Trends in Purchase Price Adjustment Provisions
According to the ABA studies:
(a) Use of Purchase Price Adjustments. Purchase price adjustments continue to be commonplace: 85% now, up from 82% in the 2011 study, 79% in the 2009 study, and 68% in 2007.
(b) Adjustment Metrics. Working capital is the most common purchase price adjustment metric—currently at 91%, up from 79% in 2011, 77% in 2009, and 69% in 2007.
(c) Preparation of Initial Adjustment Calculation. The buyer is increasingly the initial post-closing preparer of the purchase price adjustment calculation: 90% in 2013, 86% in 2011, 83% in 2009 and 79% in 2007.
(d) Pre-Closing True-Up. More deals have an estimated purchase price adjustment true-up at closing: 88% in 2013, 85% in 2011, 76% in 2009 and 64% in 2007.
(e) Buyer Right to Approve Estimated Adjustment. Increasingly, there is no express buyer right to approve the closing estimated adjustment: In 2013, 74% of the deals had no express right, with 68%, 59% and 66% in the prior three studies.

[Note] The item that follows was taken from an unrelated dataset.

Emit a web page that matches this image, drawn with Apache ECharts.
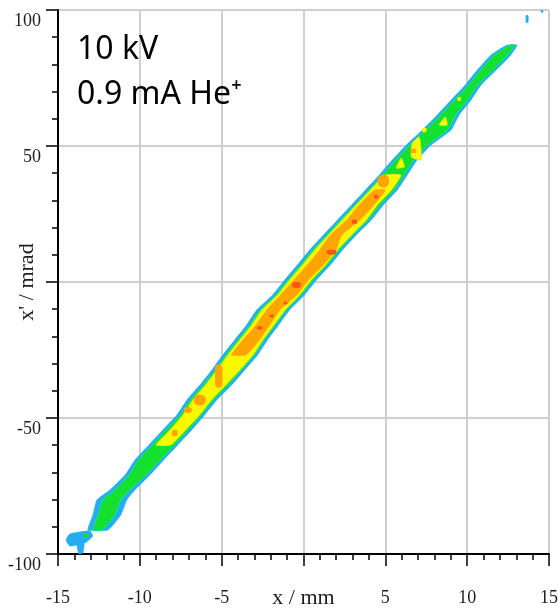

The following shows the information above in chart format:
Conclusion
Many of the provisions of a purchase agreement, such as the representations and warranties, will reflect an allocation of risk between the seller and buyer as to a broad range of topics and matters, including not only financial matters but also areas such as compliance with laws, labor and employment, employee benefits, contracts, operations in the ordinary course of business, title, sufficiency of operating assets, and the like. The buyer and seller may have different views on their respective risk tolerance as to different matters (for example, the seller of a service company with no owned real estate and no manufacturing may have a relatively relaxed view about allocation of environmental risk), and, as such, some of these matters may be negotiated to a “pro-seller” result, and vice-versa. In addition, assuming appropriate disclosures by the seller and thorough diligence by the buyer, these provisions may in some circumstances be considered to address “what-if” or even “low risk” issues occurring after the closing.
On the other hand, purchase price adjustments are viewed as being linked (often dollar-for-dollar) to the purchase price, in amounts which should be readily calculable, and determinable shortly after closing. The adjustment provisions, while usually quite straightforward, are nonetheless important to ensure that the parties receive the economic results they bargained for.